Mastering Load Balancers: A Comprehensive Guide
Introduction
In today’s digital landscape, delivering applications with high availability, scalability, and performance is crucial. Load balancing plays a pivotal role in achieving these goals by efficiently distributing incoming traffic across multiple backend instances. This series of articles serves as a comprehensive guide to understanding and harnessing the power of load balancers. We will explore the different types of load balancers, delve into their key principles and features, and provide practical insights into their configuration and deployment. Whether you are new to load balancing or seeking to enhance your existing infrastructure, this article will equip you with the knowledge and tools to optimize your application delivery and provide an exceptional user experience.
Understanding Load Balancing
Load balancing is the process of efficiently distributing incoming network traffic across multiple servers, systems, or resources. It plays a crucial role in modern application architectures by ensuring high availability, scalability, and optimal performance.
The importance of load balancing stems from several key factors:
- High Availability: Load balancers distribute traffic across multiple backend instances, reducing the risk of a single point of failure. If one server or resource becomes unavailable, the load balancer redirects traffic to other healthy instances, ensuring continuous service availability.
- Scalability: As application traffic grows, load balancers handle the increased load by distributing it evenly across multiple resources. This enables horizontal scaling, allowing organisations to add or remove servers or resources as needed without impacting application performance.
- Optimal Performance: Load balancers intelligently route traffic to backend instances based on factors such as server capacity, response time, and geographical proximity. By directing requests to the most suitable resources, load balancers improve response times, reduce latency, and enhance overall application performance.
- Fault Tolerance: Load balancers perform health checks on backend instances, ensuring that only healthy resources receive traffic. If an instance fails or becomes unresponsive, the load balancer automatically redirects traffic to other available instances, minimising service disruptions.
- Flexibility and Agility: Load balancers provide flexibility in managing application deployments. They allow seamless addition or removal of resources, facilitate rolling updates, and enable zero-downtime deployments by gradually shifting traffic between different versions of an application.
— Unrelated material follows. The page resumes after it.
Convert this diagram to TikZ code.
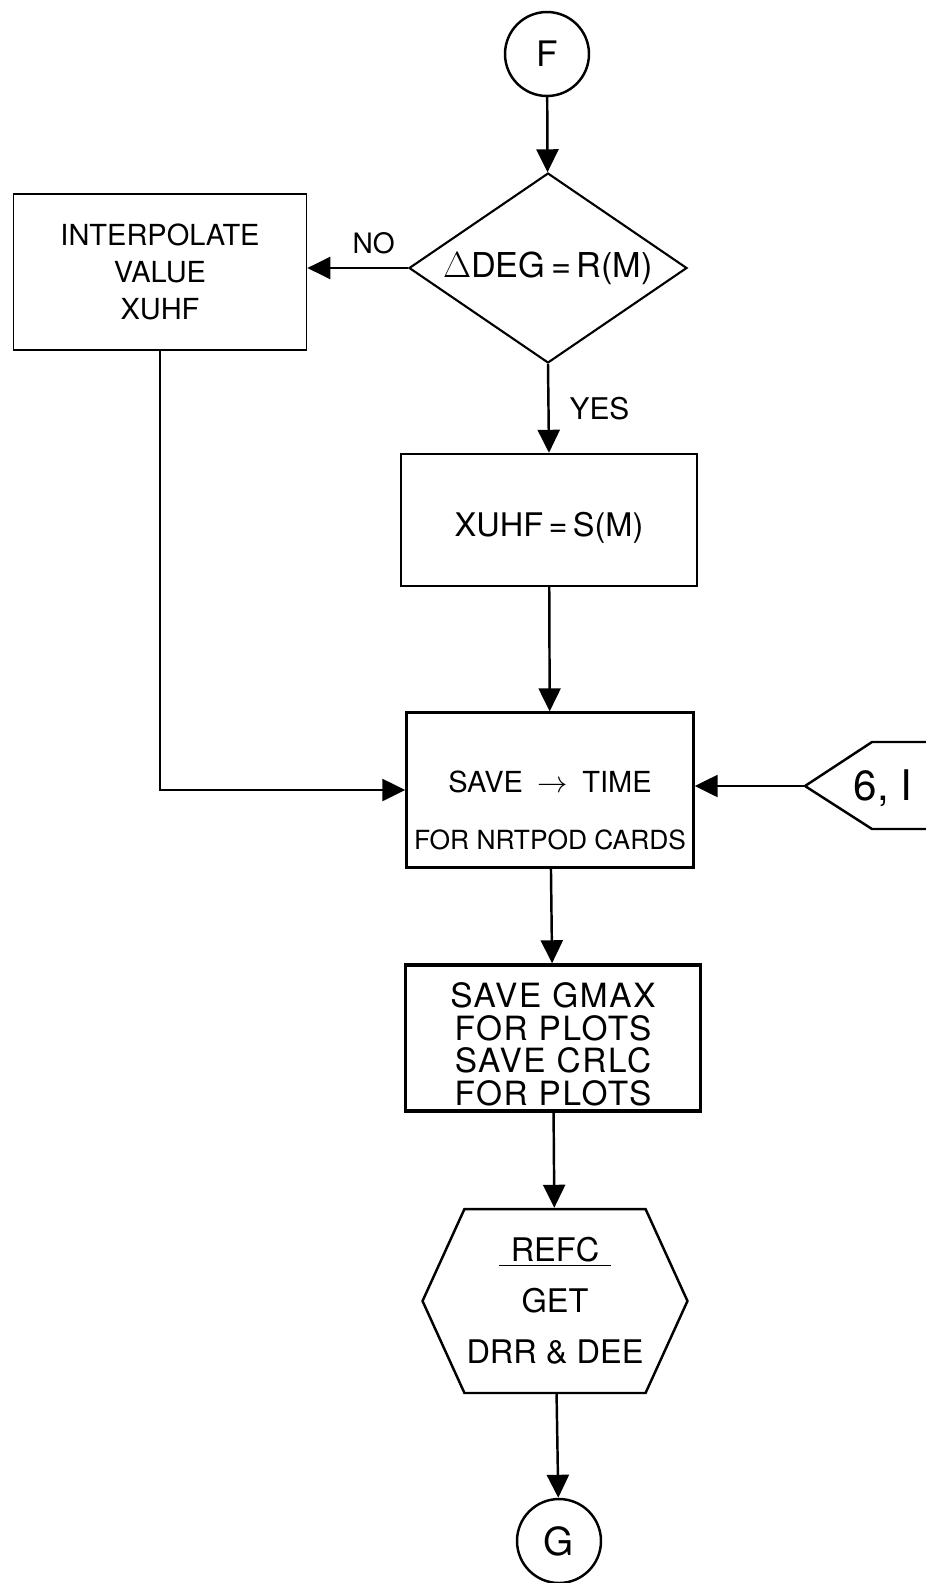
\documentclass[tikz,border=0pt]{standalone}
\usepackage{fontspec}
\setmainfont{TeX Gyre Heros}
\usetikzlibrary{arrows.meta, shapes.geometric, shapes.symbols, positioning}

\tikzset{
  flowline/.style={line width=1.4pt, -{Triangle[length=4.6mm,width=4.4mm]}},
  procbox/.style={draw, line width=1.4pt, align=center, inner sep=0pt},
  connector/.style={draw, circle, line width=1.4pt, minimum size=1.68cm, inner sep=0pt},
  decision/.style={draw, diamond, aspect=1.46, line width=1.2pt, inner sep=0pt},
}

\begin{document}
\begin{tikzpicture}[x=0.02cm, y=-0.02cm]
    \useasboundingbox (0,0) rectangle (926,1583);
    % Connectors and decision
    \node[connector, font=\fontsize{20}{24}\selectfont] (F) at (547,54) {F};
    \node[decision, minimum width=5.56cm, minimum height=3.8cm, font=\fontsize{19.5}{22}\selectfont] (test) at (548,268) {$\Delta$DEG\,=\,R(M)};
    % Process boxes
    \node[procbox, line width=1pt, minimum width=5.86cm, minimum height=3.12cm, font=\fontsize{16.5}{21}\selectfont] (interp) at (160,272) {INTERPOLATE\\VALUE\\XUHF};
    \node[procbox, minimum width=5.92cm, minimum height=2.64cm, font=\fontsize{18.5}{22}\selectfont] (assign) at (549,520) {\rule{0pt}{0.8cm}XUHF\,=\,S(M)};
    \node[procbox, minimum width=5.74cm, minimum height=3.1cm, font=\fontsize{15}{32}\selectfont] (savetime) at (550,790) {\rule{0pt}{1.25cm}{\fontsize{16.5}{32}\selectfont SAVE\enspace$\rightarrow$\enspace TIME}\\FOR NRTPOD CARDS};
    \node[procbox, line width=2pt, minimum width=5.9cm, minimum height=2.92cm, font=\fontsize{19}{18.5}\selectfont\addfontfeature{LetterSpace=5}] (savegmax) at (553,1038) {\rule{0pt}{0.75cm}SAVE GMAX\\FOR PLOTS\\SAVE CRLC\\FOR PLOTS};
    \node[signal, signal to=west and east, signal pointer angle=131, draw, line width=1.4pt, minimum width=5.3cm, minimum height=3.68cm, align=center, inner sep=0pt, font=\fontsize{18.5}{29}\selectfont] (refc) at (555,1301) {\underline{\hspace{0.35em}REFC\hspace{0.35em}}\\GET\\DRR \& DEE};
    \node[connector, font=\fontsize{22}{26}\selectfont] (G) at (559,1541) {G};
    % Off-page connector
    \node[font=\fontsize{24}{28}\selectfont] (connI) at (883,788) {6, I};
    \draw[line width=1.4pt] (970,742) -- (872,742) -- (805,786) coordinate (connItip) -- (872,829) -- (970,829);
    % Flow
    \draw[flowline] (F) -- (test);
    \draw[flowline] (test.west) -- (interp.east |- test.west) node[pos=0.34, above=4pt, font=\fontsize{16}{20}\selectfont] (nolbl) {NO};
    \draw[flowline] (test.south) -- (assign.north) node[midway, right=8pt, font=\fontsize{17}{20}\selectfont] (yeslbl) {YES};
    \draw[flowline] (assign) -- (savetime);
    \draw[flowline] (interp.south) |- (savetime.west);
    \draw[flowline] (connItip) -- (connItip -| savetime.east);
    \draw[flowline] (savetime) -- (savegmax);
    \draw[flowline] (savegmax) -- (refc);
    \draw[flowline] (refc) -- (G);
\end{tikzpicture}
\end{document}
In summary, load balancing is essential for modern application architectures as it enables high availability, scalability, optimal performance, fault tolerance, and flexibility. By effectively distributing traffic, load balancers ensure that applications can handle varying loads, deliver consistent performance, and maintain uninterrupted service availability, leading to an enhanced user experience.
Load balancing relies on two key principles: distribution algorithms and health checks. Let’s explore these principles in detail!
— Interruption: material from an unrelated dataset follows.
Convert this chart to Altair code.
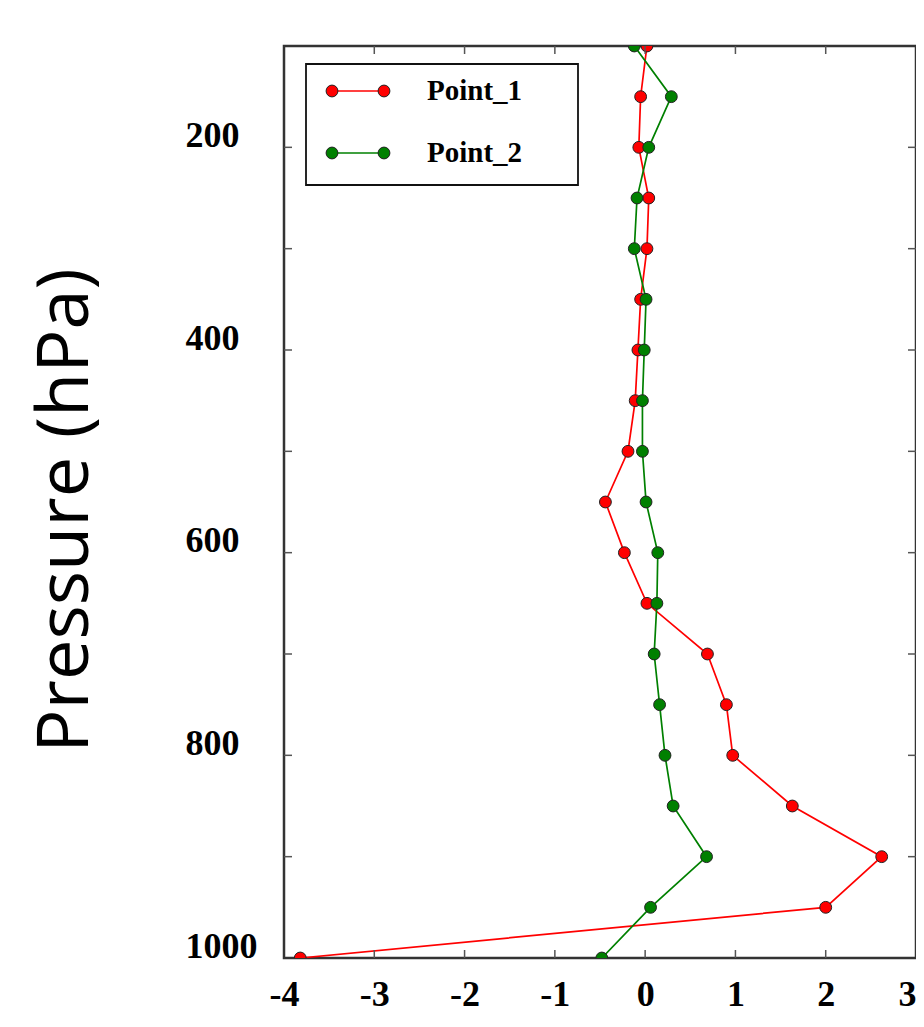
import altair as alt
import pandas as pd

# ---- data ----
pressure = [100, 150, 200, 250, 300, 350, 400, 450, 500, 550,
            600, 650, 700, 750, 800, 850, 900, 950, 1000]
point_1 = [0.02, -0.05, -0.07, 0.04, 0.02, -0.05, -0.08, -0.11, -0.19, -0.44,
           -0.23, 0.02, 0.69, 0.90, 0.97, 1.63, 2.62, 2.00, -3.82]
point_2 = [-0.12, 0.29, 0.04, -0.09, -0.12, 0.01, -0.01, -0.03, -0.03, 0.01,
           0.14, 0.13, 0.10, 0.16, 0.22, 0.31, 0.68, 0.06, -0.48]
series_names = ["Point_1", "Point_2"]
series_colors = ["#ff0000", "#008000"]
y_label_values = [200, 400, 600, 800, 1000]
y_tick_values = [200, 300, 400, 500, 600, 700, 800, 900]
x_label_values = [-4, -3, -2, -1, 0, 1, 2, 3]
x_tick_values = [-3, -2, -1, 0, 1, 2]

# ---- layout ----
W, H = 632, 912
TICK = 8
SERIF = "Liberation Serif"

rows = []
for name, vals in zip(series_names, [point_1, point_2]):
    for p, v in zip(pressure, vals):
        rows.append({"series": name, "pressure": p, "value": v})
df = pd.DataFrame(rows)

xscale = alt.Scale(domain=[-4, 3], nice=False, zero=False)
yscale = alt.Scale(domain=[100, 1000], reverse=True, nice=False, zero=False)
cscale = alt.Scale(domain=series_names, range=series_colors)

x_axis = alt.Axis(values=x_label_values, title=None, domain=False, ticks=False,
                  tickSize=0, grid=False, labelFont=SERIF, labelFontWeight="bold",
                  labelFontSize=36, labelColor="#000", labelPadding=47,
                  labelBaseline="alphabetic", labelExpr="datum.value + ''",
                  labelAlign={"expr": "datum.value == 3 ? 'right' : 'center'"},
                  labelFlush=False, labelOverlap=False)
y_axis = alt.Axis(values=y_label_values, title="Pressure (hPa)", titleFont="Open Sans",
                  titleFontSize=72, titleFontWeight="normal", titleAngle=270,
                  titleX=-197, titleY=464, titleAlign="center",
                  titleBaseline="alphabetic", titleColor="#000",
                  domain=False, ticks=False, tickSize=0, grid=False,
                  labelFont=SERIF, labelFontWeight="bold", labelFontSize=36,
                  labelColor="#000", labelAlign="left", labelPadding=99,
                  labelBaseline="middle", labelOffset=-12, labelFlush=False,
                  labelOverlap=False, labelExpr="datum.value + ''")

X = lambda f: alt.X(f, scale=xscale, axis=x_axis)
Y = lambda f: alt.Y(f, scale=yscale, axis=y_axis)

layers = []
for i, name in enumerate(series_names):
    base = alt.Chart(df).transform_filter(alt.datum.series == name)
    line = base.mark_line(strokeWidth=1.7, clip=True).encode(
        x=X("value:Q"), y=Y("pressure:Q"),
        color=alt.Color("series:N", scale=cscale, legend=None),
        order=alt.Order("pressure:Q"),
    )
    pts = base.mark_point(shape="circle", filled=True, size=140, opacity=1,
                          clip=True).encode(
        x=X("value:Q"), y=Y("pressure:Q"),
        fill=alt.Fill("series:N", scale=cscale, legend=None),
        stroke=alt.value("#222222"),
        strokeWidth=alt.value(1),
    )
    layers += [line, pts]

# inward ticks on all four sides
yt = pd.DataFrame({"pressure": y_tick_values})
xt = pd.DataFrame({"value": x_tick_values})
tick_style = dict(color="#555555", strokeWidth=1.5)
left_ticks = alt.Chart(yt).mark_rule(**tick_style).encode(
    y=Y("pressure:Q"), x=alt.value(0), x2=alt.value(TICK))
right_ticks = alt.Chart(yt).mark_rule(**tick_style).encode(
    y=Y("pressure:Q"), x=alt.value(W - TICK), x2=alt.value(W))
bottom_ticks = alt.Chart(xt).mark_rule(**tick_style).encode(
    x=X("value:Q"), y=alt.value(H - TICK), y2=alt.value(H))
top_ticks = alt.Chart(xt).mark_rule(**tick_style).encode(
    x=X("value:Q"), y=alt.value(0), y2=alt.value(TICK))

# legend (framed box with line+marker samples)
leg_df = pd.DataFrame({"series": series_names})
leg_layers = [
    alt.Chart(leg_df.head(1)).mark_rect(fill="white", stroke="#111111", strokeWidth=1.8).encode(
        x=alt.value(22), x2=alt.value(294), y=alt.value(18), y2=alt.value(139))
]
for i, (name, col) in enumerate(zip(series_names, series_colors)):
    yy = 45 + 62 * i
    b = alt.Chart(leg_df).transform_filter(alt.datum.series == name)
    leg_layers.append(b.mark_rule(color=col, strokeWidth=1.7).encode(
        x=alt.value(48), x2=alt.value(100), y=alt.value(yy)))
    for xx in (48, 100):
        leg_layers.append(b.mark_point(shape="circle", filled=True, size=140, opacity=1,
                                       fill=col, stroke="#222222", strokeWidth=1).encode(
            x=alt.value(xx), y=alt.value(yy)))
    leg_layers.append(b.mark_text(font=SERIF, fontWeight="bold", fontSize=29, align="left",
                                  baseline="middle", color="#000").encode(
        text="series:N", x=alt.value(143), y=alt.value(yy)))

chart = alt.layer(*layers, left_ticks, right_ticks, bottom_ticks, top_ticks,
                  *leg_layers).properties(
    width=W, height=H,
    autosize=alt.AutoSizeParams(type="none"),
    padding={"left": 276, "top": 38, "right": 0, "bottom": 56},
    background="white",
).configure_view(stroke="#333333", strokeWidth=2.5)

chart.save("out.html", embed_options={"renderer": "svg", "actions": False})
1. Distribution Algorithms: Load balancers employ various distribution algorithms to evenly distribute incoming traffic across multiple backend resources. These algorithms determine how traffic is allocated based on factors like resource capacity, response time, and session persistence. Some commonly used algorithms include:
- Round Robin: Traffic is distributed sequentially to each resource in a circular manner. It ensures an equal share of requests but doesn’t consider resource capacity or response time.
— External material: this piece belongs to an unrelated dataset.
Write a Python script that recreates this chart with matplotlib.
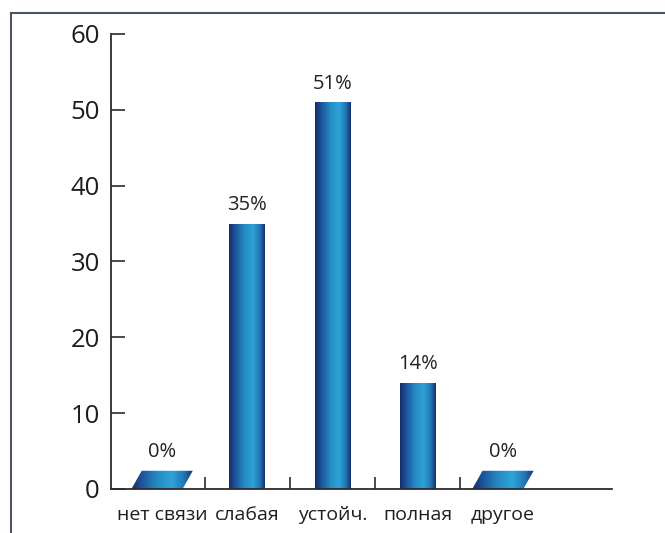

- Least Connections: Traffic is directed to the resource with the fewest active connections. This algorithm balances the load based on the current load of each resource.
- Weighted Round Robin: Each resource is assigned a weight, and traffic is distributed proportionally based on these weights. Resources with higher weights receive more traffic.
- IP Hash: Traffic is distributed based on the source IP address, ensuring that requests from the same IP are consistently directed to the same resource. This is useful for maintaining session persistence.
2. Health Checks: Load balancers continuously monitor the health and availability of backend resources using health checks. These checks assess the responsiveness and proper functioning of resources. If a resource fails a health check, it is temporarily taken out of the load balancing rotation until it becomes healthy again. Health checks can be performed through various methods, such as:
- TCP Checks: Verifies if a resource responds to TCP requests on a specific port.
- HTTP/HTTPS Checks: Sends HTTP/HTTPS requests to a resource and expects a valid response within a specified timeframe.
- Ping Checks: Determines if a resource responds to ICMP ping requests.
- Custom Checks: Allows for custom scripts or commands to be executed on the resource to assess its health.
By combining distribution algorithms and health checks, load balancers ensure that traffic is efficiently distributed among healthy resources. This prevents overloading of individual resources, improves performance, and enhances the overall reliability and availability of the application.